#### SHORT TASK
Using the records that follow, copy every line containing the word "with".

Plotting code records:
►
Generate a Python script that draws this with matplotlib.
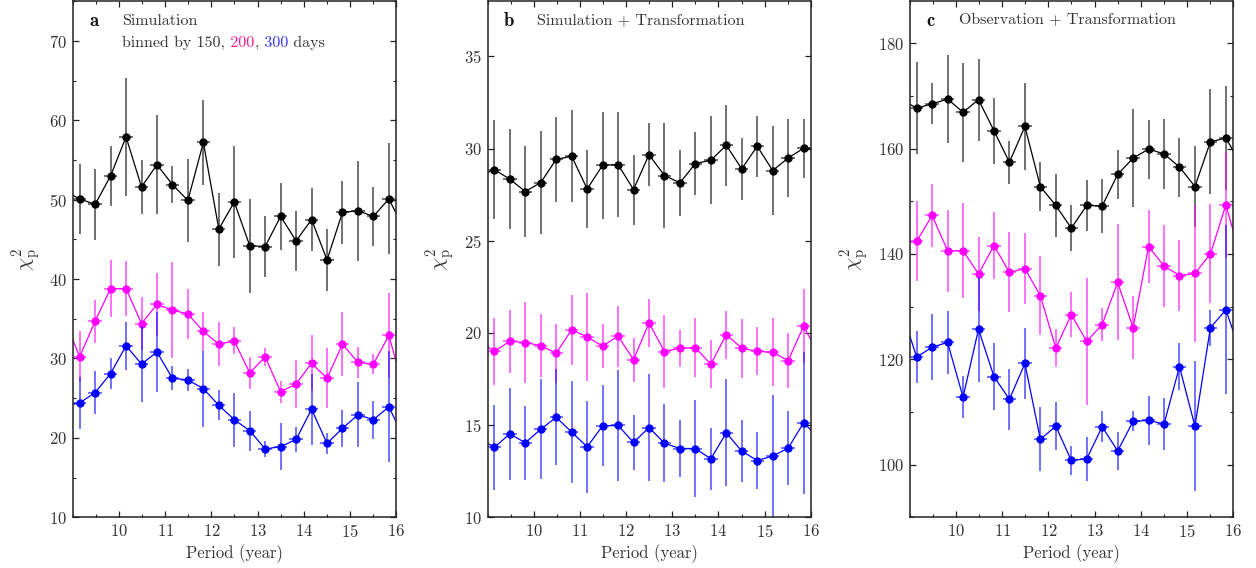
import numpy as np
import matplotlib.pyplot as plt
from matplotlib.ticker import MultipleLocator

plt.rcParams['font.family'] = ['cmr10', 'DejaVu Serif']
plt.rcParams['mathtext.fontset'] = 'cm'
plt.rcParams['axes.formatter.use_mathtext'] = True
plt.rcParams['font.size'] = 11

# period grid (years); first and last points lie just outside the axes
periods = [8.81, 9.145, 9.48, 9.815, 10.15, 10.485, 10.82, 11.155, 11.49, 11.825,
           12.16, 12.495, 12.83, 13.165, 13.5, 13.835, 14.17, 14.505, 14.84,
           15.175, 15.51, 15.845, 16.18]

# panel a: Simulation
a_150 = [51.1, 50.1, 49.4, 53.0, 57.9, 51.6, 54.4, 51.9, 49.9, 57.2, 46.3, 49.7,
         44.2, 44.1, 47.9, 44.8, 47.5, 42.4, 48.4, 48.6, 47.9, 50.1, 46.2]
a_150_err = [4.0, 4.45, 4.5, 3.8, 7.4, 3.4, 6.2, 2.3, 5.2, 5.4, 4.6, 7.1,
             5.9, 3.9, 4.2, 3.8, 4.0, 3.9, 4.0, 6.3, 3.7, 7.0, 4.0]
a_200 = [35.1, 30.2, 34.7, 38.8, 38.8, 34.4, 36.8, 36.1, 35.6, 33.4, 31.8, 32.2,
         28.2, 30.2, 25.8, 26.8, 29.4, 27.5, 31.8, 29.5, 29.3, 32.9, 25.9]
a_200_err = [3.0, 3.2, 2.7, 3.6, 3.5, 3.3, 4.0, 6.0, 3.2, 2.5, 2.8, 1.7,
             2.0, 1.1, 1.4, 3.0, 3.5, 3.8, 4.0, 2.0, 1.3, 5.3, 3.0]
a_300 = [24.0, 24.4, 25.7, 28.1, 31.6, 29.3, 30.8, 27.5, 27.3, 26.2, 24.1, 22.3,
         20.9, 18.6, 18.9, 19.8, 23.6, 19.3, 21.2, 22.9, 22.3, 23.9, 19.9]
a_300_err = [3.0, 3.3, 2.7, 2.0, 3.0, 4.8, 5.0, 1.5, 1.4, 4.8, 1.9, 3.4,
             2.5, 1.0, 3.0, 1.6, 4.5, 1.3, 2.3, 4.1, 2.4, 7.0, 3.0]

# panel b: Simulation + Transformation
b_150 = [28.5, 28.86, 28.34, 27.67, 28.16, 29.42, 29.58, 27.81, 29.10, 29.13, 27.78,
         29.67, 28.54, 28.14, 29.19, 29.37, 30.18, 28.90, 30.13, 28.81, 29.49, 30.02, 30.0]
b_150_err = [2.5, 2.7, 2.7, 2.45, 2.8, 2.3, 2.5, 2.1, 2.9, 2.85, 1.9, 1.7,
             2.85, 1.8, 1.7, 2.4, 2.2, 1.7, 1.65, 2.4, 2.1, 1.6, 2.0]
b_200 = [19.55, 19.0, 19.55, 19.48, 19.31, 18.9, 20.18, 19.78, 19.29, 19.82, 18.55,
         20.54, 18.99, 19.17, 19.2, 18.3, 19.91, 19.17, 19.0, 18.95, 18.5, 20.36, 18.8]
b_200_err = [1.7, 1.8, 1.7, 2.2, 1.7, 1.6, 1.9, 2.4, 1.2, 1.65, 1.2, 1.3,
             2.0, 1.0, 1.6, 1.3, 1.3, 1.6, 1.3, 1.85, 1.5, 2.0, 1.7]
b_300 = [14.3, 13.79, 14.53, 14.04, 14.78, 15.42, 14.62, 13.82, 14.96, 14.98, 14.06,
         14.87, 14.02, 13.73, 13.73, 13.17, 14.58, 13.59, 13.08, 13.32, 13.75, 15.13, 14.3]
b_300_err = [2.3, 2.3, 2.5, 2.0, 2.7, 2.6, 2.75, 2.5, 2.2, 3.0, 1.5, 2.9,
             2.1, 1.55, 2.65, 1.7, 2.9, 1.7, 1.55, 3.3, 2.0, 3.85, 2.3]

# panel c: Observation + Transformation
c_150 = [169.3, 167.7, 168.5, 169.4, 166.9, 169.3, 163.4, 157.4, 164.2, 152.8, 149.2,
         144.9, 149.2, 149.1, 155.1, 158.2, 159.9, 159.0, 156.5, 152.8, 161.3, 162.0, 156.9]
c_150_err = [7.0, 8.7, 3.9, 8.3, 9.4, 7.8, 6.3, 4.1, 8.2, 4.7, 6.0, 4.3,
             4.8, 5.2, 4.7, 9.3, 5.6, 6.6, 5.6, 7.6, 10.0, 9.8, 7.0]
c_200 = [142.0, 142.4, 147.3, 140.6, 140.6, 136.2, 141.6, 136.5, 137.2, 132.1, 122.1,
         128.5, 123.4, 126.6, 134.6, 126.0, 141.4, 137.7, 135.9, 136.3, 140.0, 149.3, 139.0]
c_200_err = [7.0, 7.6, 6.0, 7.8, 9.0, 7.0, 6.4, 7.6, 6.7, 7.5, 3.6, 4.2,
             12.0, 3.1, 11.0, 6.0, 7.0, 7.7, 6.7, 13.0, 9.4, 10.0, 7.0]
c_300 = [129.5, 120.4, 122.3, 123.2, 112.8, 125.7, 116.7, 112.4, 119.2, 104.8, 107.3,
         100.8, 101.1, 107.2, 102.6, 108.2, 108.4, 107.7, 118.6, 107.3, 126.0, 129.4, 120.8]
c_300_err = [5.0, 4.9, 6.3, 6.0, 4.0, 10.0, 6.4, 5.8, 6.7, 6.1, 4.5, 2.7,
             4.2, 3.0, 3.6, 1.9, 4.6, 5.0, 4.4, 12.4, 3.4, 16.0, 5.0]

panels = [
    ('a', 'Simulation', (10, 75), 10, 5,
     [(a_150, a_150_err), (a_200, a_200_err), (a_300, a_300_err)]),
    ('b', 'Simulation + Transformation', (10, 38), 5, None,
     [(b_150, b_150_err), (b_200, b_200_err), (b_300, b_300_err)]),
    ('c', 'Observation + Transformation', (90, 188), 20, 10,
     [(c_150, c_150_err), (c_200, c_200_err), (c_300, c_300_err)]),
]
colors = ['black', '#ff00ff', '#0000ff']
txt = '#333333'
xticks = [10, 11, 12, 13, 14, 15, 16]

fig = plt.figure(figsize=(12.56, 5.68), dpi=100)
lefts = [0.0581, 0.3883, 0.7245]
width = 0.2572

for (letter, title, ylim, major, minor, series), left in zip(panels, lefts):
    ax = fig.add_axes([left, 0.0893, width, 0.9087])
    for (vals, errs), col in zip(series, colors):
        ax.errorbar(periods, vals, yerr=errs, xerr=0.145, fmt='none',
                    ecolor=col, elinewidth=1.3, alpha=0.6, capsize=0)
        ax.plot(periods, vals, '-o', color=col, lw=0.9, ms=5)
    ax.set_xlim(9, 16)
    ax.set_ylim(*ylim)
    ax.set_xticks(xticks)
    ax.xaxis.set_minor_locator(MultipleLocator(0.5))
    ax.yaxis.set_major_locator(MultipleLocator(major))
    if minor:
        ax.yaxis.set_minor_locator(MultipleLocator(minor))
    ax.tick_params(which='both', direction='in', top=True, right=True,
                   colors='#222222', labelcolor=txt, labelsize=12, pad=4)
    ax.tick_params(which='major', length=4, width=0.9)
    ax.tick_params(which='minor', length=2.5, width=0.8)
    for s in ax.spines.values():
        s.set_linewidth(1.1)
        s.set_color('#222222')
    ax.set_xlabel('Period (year)', color=txt, fontsize=12, labelpad=3)
    ax.set_ylabel(r'$\chi^2_{\rm p}$', color=txt, fontsize=15, labelpad=5)
    ax.text(0.05, 0.962, letter, transform=ax.transAxes, family='cmb10',
            fontsize=13.5, color='#111111', va='center')
    t = ax.text(0.152, 0.962, title, transform=ax.transAxes, fontsize=11.5,
                color=txt, va='center')
    if letter == 'a':
        t1 = ax.text(0.152, 0.912, 'binned by 150,', transform=ax.transAxes,
                     fontsize=11.5, color=txt, va='baseline')
        t2 = ax.annotate(' 200', xy=(1, 0), xycoords=t1, fontsize=11.5,
                         color='#ff1a8c', va='bottom')
        t3 = ax.annotate(',', xy=(1, 0), xycoords=t2, fontsize=11.5,
                         color=txt, va='bottom')
        t4 = ax.annotate(' 300', xy=(1, 0), xycoords=t3, fontsize=11.5,
                         color='#3333ff', va='bottom')
        ax.annotate(' days', xy=(1, 0), xycoords=t4, fontsize=11.5,
                    color=txt, va='bottom')

fig.savefig('out.png', dpi=100)
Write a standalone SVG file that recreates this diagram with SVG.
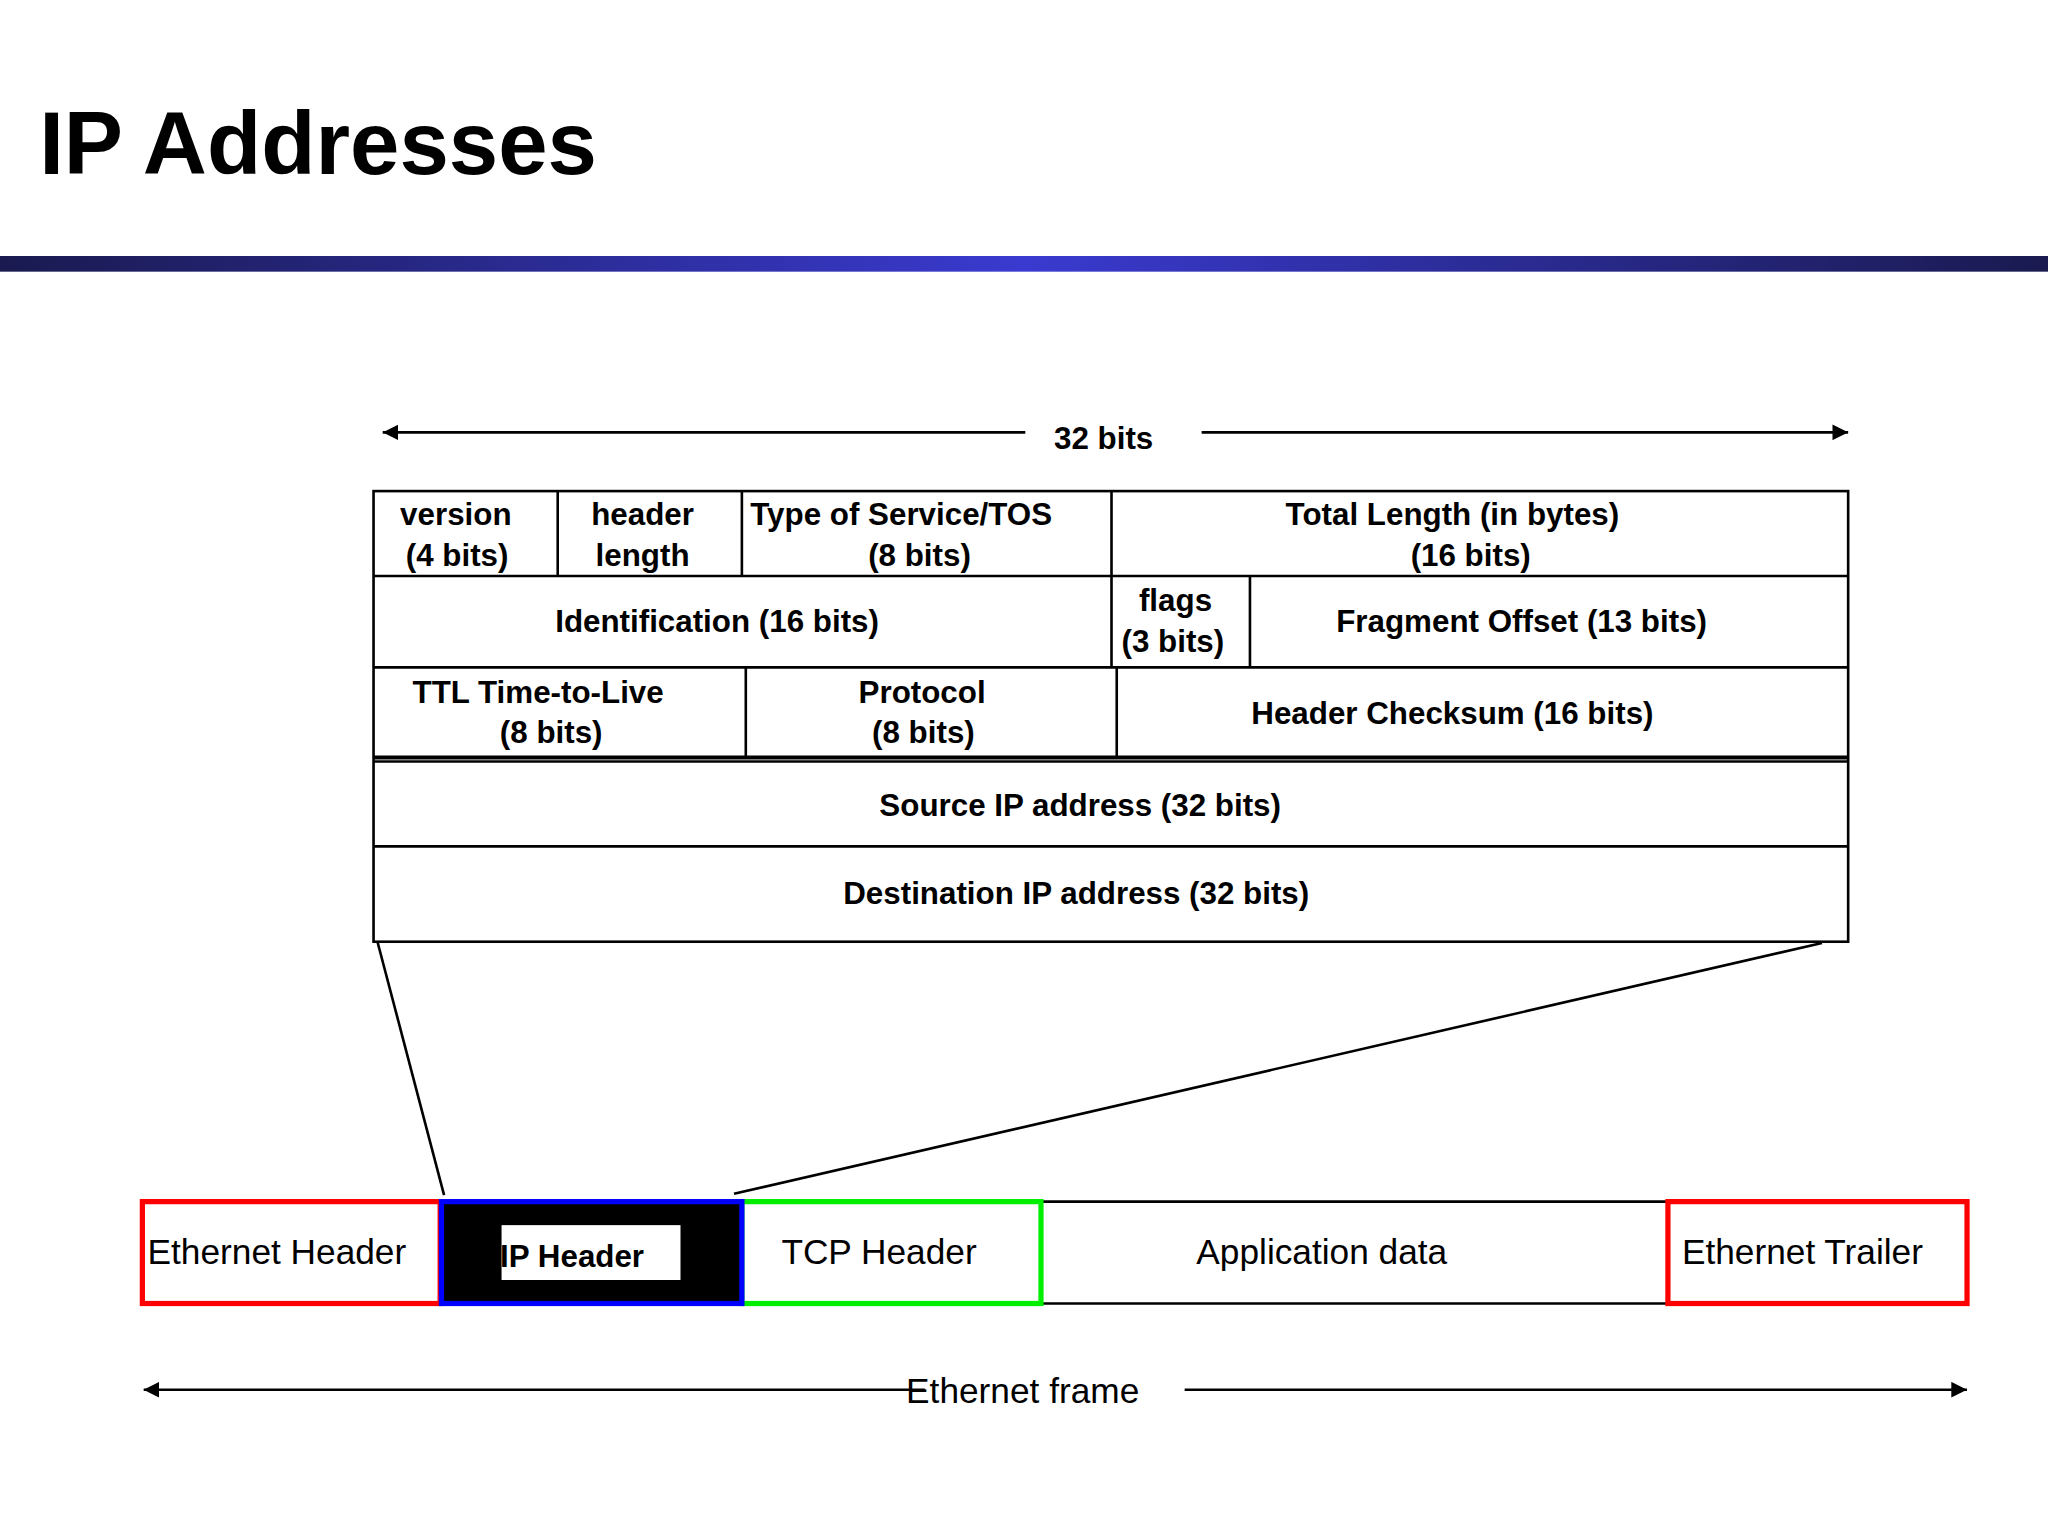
<svg xmlns="http://www.w3.org/2000/svg" width="2048" height="1536" viewBox="0 0 2048 1536">
<defs>
<linearGradient id="bar" x1="0" x2="1" y1="0" y2="0"><stop offset="0" stop-color="#1a1a50"/><stop offset="0.5" stop-color="#3a3ad0"/><stop offset="1" stop-color="#1a1a50"/></linearGradient>
<marker id="ar" viewBox="0 0 10 10" refX="10" refY="5" markerWidth="12" markerHeight="12" markerUnits="userSpaceOnUse" orient="auto-start-reverse"><path d="M0,0L10,5L0,10z" fill="#000"/></marker>
<style>
.t{font-family:"Liberation Sans Narrow","Liberation Sans",Arial,sans-serif;font-stretch:condensed;font-weight:bold;font-size:24px;text-anchor:middle}
.f{font-family:"Liberation Sans Narrow","Liberation Sans",Arial,sans-serif;font-stretch:condensed;font-size:27px;text-anchor:middle}
.c{fill:none;stroke:#000;stroke-width:2}
</style>
</defs>
<rect width="2048" height="1536" fill="#fff"/>
<g transform="scale(1.30612)">
<text x="30" y="133" font-family="Liberation Sans,Arial,sans-serif" font-weight="bold" font-size="68">IP Addresses</text>
<rect x="0" y="196" width="1568" height="12" fill="url(#bar)"/>
<g id="connectors" class="c">
<line x1="785" y1="331" x2="293" y2="331" marker-end="url(#ar)"/>
<line x1="920" y1="331" x2="1415" y2="331" marker-end="url(#ar)"/>
<line x1="289" y1="721" x2="340" y2="915"/>
<line x1="1395" y1="722" x2="562" y2="914"/>
<line x1="708" y1="1064" x2="110" y2="1064" marker-end="url(#ar)"/>
<line x1="907" y1="1064" x2="1506" y2="1064" marker-end="url(#ar)"/>
</g>
<text class="t" x="845" y="344" font-size="36">32 bits</text>
<g id="table" class="c">
<rect x="286" y="376" width="1129" height="345"/>
<line x1="286" y1="441" x2="1415" y2="441"/>
<line x1="286" y1="511" x2="1415" y2="511"/>
<line x1="286" y1="580" x2="1415" y2="580" stroke-width="3"/>
<line x1="286" y1="583" x2="1415" y2="583"/>
<line x1="286" y1="648" x2="1415" y2="648"/>
<line x1="427" y1="376" x2="427" y2="441"/>
<line x1="568" y1="376" x2="568" y2="441"/>
<line x1="851" y1="376" x2="851" y2="511"/>
<line x1="957" y1="441" x2="957" y2="511"/>
<line x1="571" y1="511" x2="571" y2="580"/>
<line x1="855" y1="511" x2="855" y2="580"/>
</g>
<g id="fields">
<text class="t" x="349" y="402">version</text><text class="t" x="350" y="433">(4 bits)</text>
<text class="t" x="492" y="402">header</text><text class="t" x="492" y="433">length</text>
<text class="t" x="690" y="402">Type of Service/TOS</text><text class="t" x="704" y="433">(8 bits)</text>
<text class="t" x="1112" y="402">Total Length (in bytes)</text><text class="t" x="1126" y="433">(16 bits)</text>
<text class="t" x="549" y="484">Identification (16 bits)</text>
<text class="t" x="900" y="468">flags</text><text class="t" x="898" y="499">(3 bits)</text>
<text class="t" x="1165" y="484">Fragment Offset (13 bits)</text>
<text class="t" x="412" y="538">TTL Time-to-Live</text><text class="t" x="422" y="569">(8 bits)</text>
<text class="t" x="706" y="538">Protocol</text><text class="t" x="707" y="569">(8 bits)</text>
<text class="t" x="1112" y="554">Header Checksum (16 bits)</text>
<text class="t" x="827" y="625">Source IP address (32 bits)</text>
<text class="t" x="824" y="692">Destination IP address (32 bits)</text>
</g>
<g id="frame">
<line x1="797" y1="920" x2="1277" y2="920" stroke="#000" stroke-width="2"/>
<line x1="797" y1="998" x2="1277" y2="998" stroke="#000" stroke-width="2"/>
<rect x="109" y="920" width="228" height="78" fill="none" stroke="#f00" stroke-width="4"/>
<rect x="568" y="920" width="229" height="78" fill="none" stroke="#0e0" stroke-width="4"/>
<rect x="1277" y="920" width="229" height="78" fill="none" stroke="#f00" stroke-width="4"/>
<rect x="338" y="920" width="230" height="78" fill="#000" stroke="#00f" stroke-width="4"/>
<rect x="384" y="938" width="137" height="42" fill="#fff"/>
<text class="f" x="212" y="968">Ethernet Header</text>
<text class="t" x="438" y="970" font-size="32">IP Header</text>
<text class="f" x="673" y="968">TCP Header</text>
<text class="f" x="1012" y="968" font-size="32">Application data</text>
<text class="f" x="1380" y="968">Ethernet Trailer</text>
<text class="f" x="783" y="1074" font-size="30">Ethernet frame</text>
</g>
</g>
</svg>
◄
#### WRITTEN ANSWER
Generate a Python script that draws this with matplotlib.
Write a standalone SVG file that recreates this diagram with SVG.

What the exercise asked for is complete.